Looking good roll on November


----------



## buckas (Jun 13, 2008)

nice!


----------



## Deanoecosse (Mar 15, 2007)

good preview here aswell 
http://uk.gamespot.com/news/6210219.html?tag=latestheadlines;title;1


----------



## Mark M (Nov 29, 2006)

Epic


----------



## GSVHammer (Feb 7, 2009)

It looks good.


----------



## Eddy (Apr 13, 2008)

Cannot wait


----------



## R32-Simon (May 27, 2009)

Looks great. Girlfriends not pleased tho LOL.


----------



## Lloyd71 (Aug 21, 2008)

It looks good but there's something not quite right about the trailer.

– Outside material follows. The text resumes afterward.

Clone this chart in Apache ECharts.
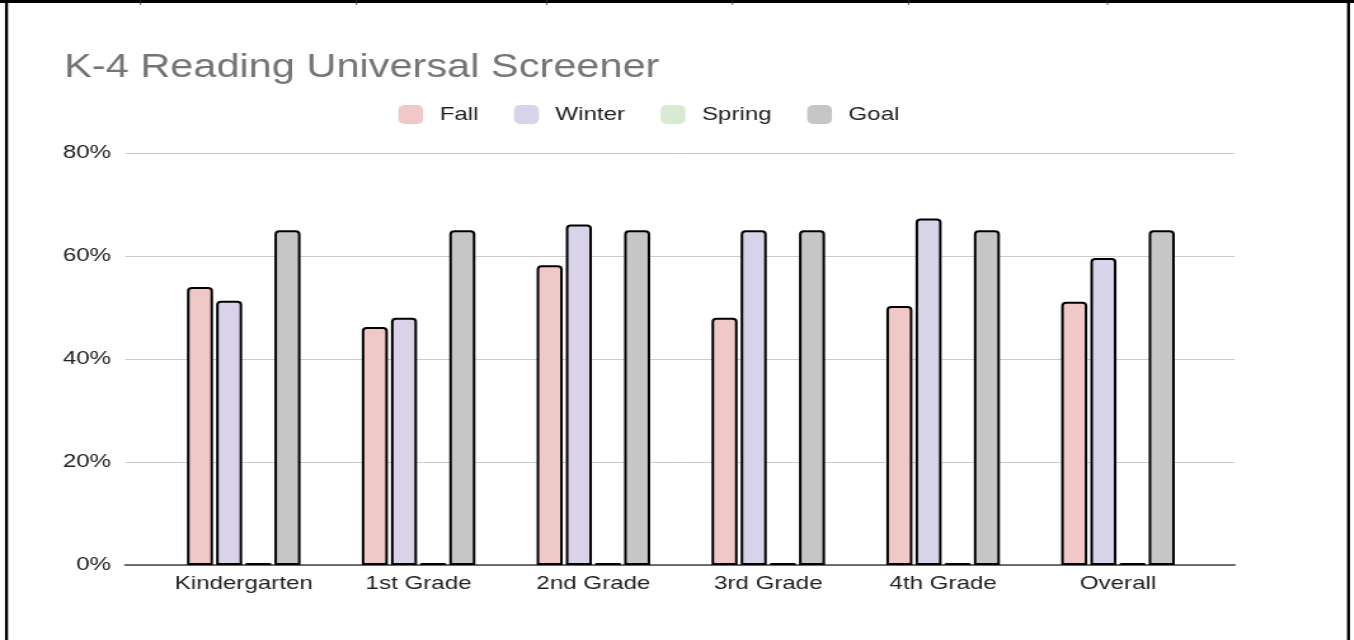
<!DOCTYPE html>
<html>
<head>
<meta charset="utf-8">
<script src="https://cdn.jsdelivr.net/npm/echarts@6/dist/echarts.min.js"></script>
<style>
html, body { margin: 0; padding: 0; background: #fff; overflow: hidden; }
#chart { height: 640px; transform-origin: 0 0; }
</style>
</head>
<body>
<div id="chart"></div>
<script>
// ---- data ----
const title = 'K-4 Reading Universal Screener';
const categories = ['Kindergarten', '1st Grade', '2nd Grade', '3rd Grade', '4th Grade', 'Overall'];
const seriesNames = ['Fall', 'Winter', 'Spring', 'Goal'];
const fall = [54.0, 46.2, 58.2, 48.0, 50.3, 51.1];
const winter = [51.3, 48.0, 66.1, 65.0, 67.3, 59.6];
const spring = [0.4, 0.4, 0.4, 0.4, 0.4, 0.4];
const goal = [65, 65, 65, 65, 65, 65];
const yTicks = [0, 20, 40, 60, 80];

// ---- layout (reference image is horizontally stretched) ----
const S = 1.27;
const W = 1354 / S;
const el = document.getElementById('chart');
el.style.width = W + 'px';
el.style.transform = 'scaleX(' + S + ')';

const colors = ['#f0c8c8', '#d8d3e8', '#d9ead3', '#c6c6c6'];
const values = [fall, winter, spring, goal];
const font = 'Liberation Sans, Arial, sans-serif';

const chart = echarts.init(el, null, { renderer: 'canvas', width: W, height: 640 });

const series = seriesNames.map((name, i) => ({
  name: name,
  type: 'bar',
  xAxisIndex: 1,
  yAxisIndex: 1,
  data: values[i],
  barWidth: 20.5,
  barGap: '12%',
  itemStyle: {
    color: colors[i],
    borderColor: '#000',
    borderWidth: 2,
    borderRadius: [3, 3, 0, 0]
  },
  emphasis: { disabled: true }
}));

chart.setOption({
  animation: false,
  backgroundColor: '#fff',
  title: {
    text: title,
    left: 45.5,
    top: 46.5,
    textStyle: { fontFamily: font, fontSize: 32.7, fontWeight: 'normal', color: '#757575' }
  },
  legend: {
    data: seriesNames.map((n, i) => ({ name: n, itemStyle: { color: colors[i], borderWidth: 0 } })),
    left: 392 / S,
    top: 100,
    icon: 'roundRect',
    itemWidth: 19.5,
    itemHeight: 19,
    itemGap: 28,
    selectedMode: false,
    textStyle: { fontFamily: font, fontSize: 19, color: '#222', padding: [0, 0, 0, 8] }
  },
  grid: [
    { left: 125 / S, right: (1354 - 1235) / S, top: 153, bottom: 75 },
    { left: 156.3 / S, right: (1354 - 1205.4) / S, top: 153, bottom: 75 }
  ],
  xAxis: [
    {
      gridIndex: 0, type: 'value', min: 0, max: 1,
      axisLine: { show: true, onZero: false, lineStyle: { color: '#444', width: 1.5 } },
      axisTick: { show: false }, axisLabel: { show: false }, splitLine: { show: false }
    },
    {
      gridIndex: 1, type: 'category', data: categories,
      axisLine: { show: false }, axisTick: { show: false },
      axisLabel: { interval: 0, fontFamily: font, fontSize: 19, color: '#222', margin: 9 }
    }
  ],
  yAxis: [
    {
      gridIndex: 0, type: 'value', min: yTicks[0], max: yTicks[yTicks.length - 1], interval: 20,
      axisLine: { show: false }, axisTick: { show: false },
      axisLabel: { fontFamily: font, fontSize: 19, color: '#222', margin: 11, formatter: '{value}%' },
      splitLine: { lineStyle: { color: '#cccccc', width: 1 } }
    },
    {
      gridIndex: 1, type: 'value', min: yTicks[0], max: yTicks[yTicks.length - 1], interval: 20,
      show: false, splitLine: { show: false }
    }
  ],
  graphic: [
    { type: 'rect', shape: { x: 0, y: 0, width: W, height: 3 }, style: { fill: '#000' }, silent: true },
    { type: 'rect', shape: { x: 5 / S, y: 0, width: 3 / S, height: 640 }, style: { fill: '#000' }, silent: true },
    { type: 'rect', shape: { x: 1347 / S, y: 0, width: 3 / S, height: 640 }, style: { fill: '#000' }, silent: true }
  ].concat([140, 356, 546, 732, 908, 1107].map(x => ({
    type: 'rect', shape: { x: x / S, y: 0, width: 1 / S, height: 5 }, style: { fill: '#333' }, silent: true
  }))),
  series: series
});
</script>
</body>
</html>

It might be the new framerate but it doesn't look as realistic as CoD4 IMO!


----------



## buckas (Jun 13, 2008)

http://www.gametrailers.com/video/e3-09-modern-warfare/50100

awesome!


----------



## Doc (Feb 2, 2008)

Really looking forward to this game.
Completed COD WAW last night after buying it trade in for COD 4 can't see me playing WAW online often, not great at all.


----------



## Tyson (Jul 7, 2009)

It's not Cod6; just Modern Warfare 2! 

Cannot wait for it though! Roll on November! I've prestiged to the maximum level on both Cod4 and WaW! 

Tys.


----------



## [email protected] (Jan 28, 2009)

looks great but like the last one, it will be a step up graphically but it will be the same old spray N pray BS. I have played the whole series of this game from CoD/CoD UO all the way to CoD WaW, I even run a clan of gamers which came about because of this game series (UK, DE, NL, SW, FIN). Hand on heart CoD UO era was the best for game play, because it took real skill to play and master.

Sry guys and girls /rant over


----------



## rtjc (Apr 19, 2009)

Tyson said:


> It's not Cod6; just Modern Warfare 2!
> 
> Cannot wait for it though! Roll on November! I've prestiged to the maximum level on both Cod4 and WaW!
> 
> Tys.


Max on WAW? Jeez, how long did that take you? Ive only managed level 62 on 6th prestige so far


----------



## Lloyd71 (Aug 21, 2008)

[email protected] said:


> looks great but like the last one, it will be a step up graphically but it will be the same old spray N pray BS. I have played the whole series of this game from CoD/CoD UO all the way to CoD WaW, I even run a clan of gamers which came about because of this game series (UK, DE, NL, SW, FIN). Hand on heart CoD UO era was the best for game play, because it took real skill to play and master.
> 
> Sry guys and girls /rant over


Since when has it been spray and pray?! Most of the games I've been in, if you play like that you'll just end up getting killed over and over.


----------



## rallyman1978 (Aug 8, 2007)

I cant chuffing wait!


----------



## [email protected] (Jan 28, 2009)

Lloyd71 said:


> Since when has it been spray and pray?! Most of the games I've been in, if you play like that you'll just end up getting killed over and over.


I would invite you to come play on our CoD4 server any night of the week, that's if I can get the clan off of ArmA II to prove my point.


----------



## hitharder (Aug 1, 2009)

oooo cod modernwarfare 2 i cannot wait, i get the demo soon!


----------



## packard (Jun 8, 2009)

See this being a long long time sat in front of TV!!


----------